Ooof. A lot of work for a mediocre, lousy-tasting casserole. And secondly, I don’t believe you made this recipe before posting it, because there is no way to “whisk” cooked scrambled eggs with the other ingredients unless you are an extremely muscled individual (I finally put the scrambled eggs in a food processer). I even added in 2/3 cup of sauteed red pepper, 2/3 cup of green pepper, and a cup of cooked bacon bits. It still mostly tasted more like flour than eggs – and I used a brand new bag of all-purpose flour. It also took A LOT more time to cook than you describe. A total waste of 12 eggs, ricotta cheese, etc., and my time.
I’m so sorry to hear this recipe didn’t work out. It sounds like you cooked the eggs prior to mixing them with the other ingredients before baking. I first beat the raw eggs. Then, I whisk the raw eggs with the other ingredients. I’ll circle back and make sure this is clear in my instructions. I truly appreciate your feedback.
This was a great hit at a work potluck. I added onion, green bell pepper, mushrooms, potatoes, smoked paprika and thyme to the basic recipe. Turned out absolutely fantastic.
That sounds delicious! So happy you enjoyed it!

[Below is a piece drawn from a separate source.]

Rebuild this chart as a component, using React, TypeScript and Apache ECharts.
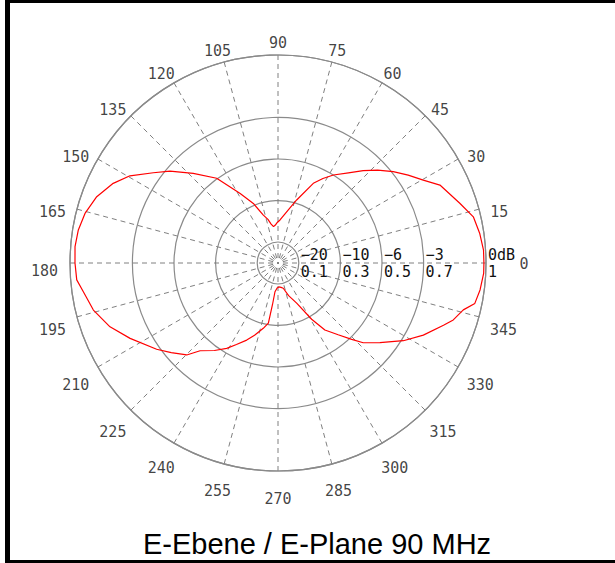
import React, { useEffect, useRef } from 'react';
import * as echarts from 'echarts';

// ---- data ----
const angleTicks = [0, 15, 30, 45, 60, 75, 90, 105, 120, 135, 150, 165, 180, 195, 210, 225, 240, 255, 270, 285, 300, 315, 330, 345];
const angleTickLabels = ['0', '15', '30', '45', '60', '75', '90', '105', '120', '135', '150', '165', '180', '195', '210', '225', '240', '255', '270', '285', '300', '315', '330', '345'];

const ringValues = [0.1, 0.3, 0.5, 0.7, 1];
const dbLabels = ['\u221220', '\u221210', '\u22126', '\u22123', '0dB'];
const linearLabels = ['0.1', '0.3', '0.5', '0.7', '1'];

const patternAngles = [0, 3.6, 8.4, 13.3, 18.2, 25.7, 29.7, 34, 38.4, 43, 47.3, 52, 57.8, 62, 66.1, 73.5, 79, 87.3, 91, 94, 97, 100, 103, 107, 112.5, 118.6, 125.9, 133.4, 139.6, 144.1, 149.5, 154.2, 159.9, 165.6, 170.6, 175.4, 180, 184.8, 188.4, 194.3, 200.8, 207, 215.4, 220, 225.2, 228.4, 234, 239, 243, 247.9, 252, 257.3, 260.9, 261.5, 262.5, 264, 268, 272, 277, 281.8, 288, 294.9, 300.9, 305, 310, 314, 316.9, 322, 328.2, 333.6, 339.4, 342, 345.8, 348.4, 352.4, 357.1, 360];
const patternRadii = [0.99, 0.99, 0.98, 0.965, 0.92, 0.864, 0.804, 0.755, 0.707, 0.655, 0.604, 0.55, 0.5, 0.46, 0.419, 0.316, 0.26, 0.207, 0.195, 0.183, 0.176, 0.19, 0.215, 0.241, 0.31, 0.38, 0.503, 0.593, 0.682, 0.74, 0.826, 0.88, 0.928, 0.958, 0.973, 0.979, 0.976, 0.971, 0.946, 0.916, 0.864, 0.798, 0.716, 0.67, 0.623, 0.564, 0.52, 0.479, 0.44, 0.4, 0.365, 0.322, 0.293, 0.25, 0.2, 0.139, 0.12, 0.115, 0.118, 0.124, 0.165, 0.213, 0.315, 0.393, 0.45, 0.51, 0.561, 0.622, 0.709, 0.78, 0.85, 0.886, 0.919, 0.966, 0.98, 0.99, 0.99];

const chartTitle = 'E-Ebene / E-Plane 90 MHz';

// ---- styles ----
const MONO = '"DejaVu Sans Mono", monospace';
const GRID = '#8a8a8a';
const SPOKE = '#808080';
const R_PX = 208;

const ringColors = Array.from({ length: 11 }, (_, i) =>
  ringValues.some((r) => Math.abs(r - i * 0.1) < 1e-6) ? GRID : 'rgba(0,0,0,0)'
);

const radiusFormatter = (v: number) => {
  const i = ringValues.findIndex((r) => Math.abs(r - v) < 1e-6);
  if (i < 0) return '';
  return `{db|${dbLabels[i]}}\n{lin|${linearLabels[i]}}`;
};

const angleLabelData = angleTicks.map((a, i) => {
  const t = (a * Math.PI) / 180;
  const hw = angleTickLabels[i].length * 4.5;
  const offset = a === 0 ? [38, 1] : [(12 + hw) * Math.cos(t), -20 * Math.sin(t) + 8];
  return {
    value: [1, a],
    label: { formatter: angleTickLabels[i], offset },
  };
});

const option: any = {
  animation: false,
  backgroundColor: '#ffffff',
  polar: { center: [278, 263], radius: R_PX },
  angleAxis: {
    type: 'value',
    min: 0,
    max: 360,
    interval: 15,
    startAngle: 0,
    clockwise: false,
    axisLine: { show: true, lineStyle: { color: GRID, width: 1.2 } },
    axisTick: { show: false },
    axisLabel: { show: false },
    splitLine: { show: true, lineStyle: { color: SPOKE, width: 1, type: [5, 4] } },
  },
  radiusAxis: {
    type: 'value',
    min: 0,
    max: 1,
    interval: 0.1,
    axisLine: { show: false },
    axisTick: { show: false },
    splitLine: { show: true, lineStyle: { color: ringColors, width: 1.2 } },
    axisLabel: {
      show: true,
      margin: 0,
      align: 'left',
      verticalAlign: 'middle',
      showMinLabel: true,
      showMaxLabel: true,
      formatter: radiusFormatter,
      rich: {
        db: { fontFamily: MONO, fontSize: 15, lineHeight: 17, color: '#111', padding: [0, 0, 0, 2] },
        lin: { fontFamily: MONO, fontSize: 15, lineHeight: 17, color: '#111', padding: [0, 0, 0, 2] },
      },
    },
  },
  series: [
    {
      type: 'line',
      coordinateSystem: 'polar',
      data: patternAngles.map((a, i) => [patternRadii[i], a]),
      symbol: 'none',
      smooth: false,
      lineStyle: { color: '#ff0000', width: 1.2 },
      z: 5,
    },
    {
      type: 'scatter',
      coordinateSystem: 'polar',
      data: angleLabelData,
      symbolSize: 1,
      clip: false,
      silent: true,
      itemStyle: { color: 'rgba(0,0,0,0)' },
      label: {
        show: true,
        position: 'inside',
        fontFamily: MONO,
        fontSize: 15,
        color: '#111',
      },
      z: 6,
    },
  ],
  graphic: [
    { type: 'rect', shape: { x: 5, y: 0, width: 5, height: 563 }, style: { fill: '#000' } },
    { type: 'rect', shape: { x: 5, y: 0, width: 610, height: 3 }, style: { fill: '#000' } },
    { type: 'rect', shape: { x: 5, y: 560, width: 610, height: 3 }, style: { fill: '#000' } },
    {
      type: 'text',
      x: 317,
      y: 544,
      style: {
        text: chartTitle,
        fontFamily: '"Liberation Sans", Arial, sans-serif',
        fontSize: 29,
        fill: '#000',
        align: 'center',
        verticalAlign: 'middle',
      },
    },
  ],
};

export default function App() {
  const ref = useRef<HTMLDivElement>(null);
  useEffect(() => {
    const chart = echarts.init(ref.current!, undefined, { renderer: 'svg' });
    chart.setOption(option);
    return () => chart.dispose();
  }, []);
  return (
    <div
      ref={ref}
      style={{ position: 'absolute', left: 0, top: 0, width: 615, height: 563, background: '#fff' }}
    />
  );
}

This was phenomenal when you add sautéed onion, green pepper, mushrooms, potatoes, smoked paprika, thyme and a generous amount of black pepper. Baked exactly as described in recipe. I chose to use whole milk ricotta (15oz) for a richer taste and used 6oz shredded Parmesan and Romano cheese. I wasn’t sure about the flour and baking powder at first, but it gave the casserole a light and soft texture.
Yum! I’ll have to try that flavor combo. Sounds incredible. …and I’m a huge fan of whole milk ricotta too (BelGioioso is my absolute favorite).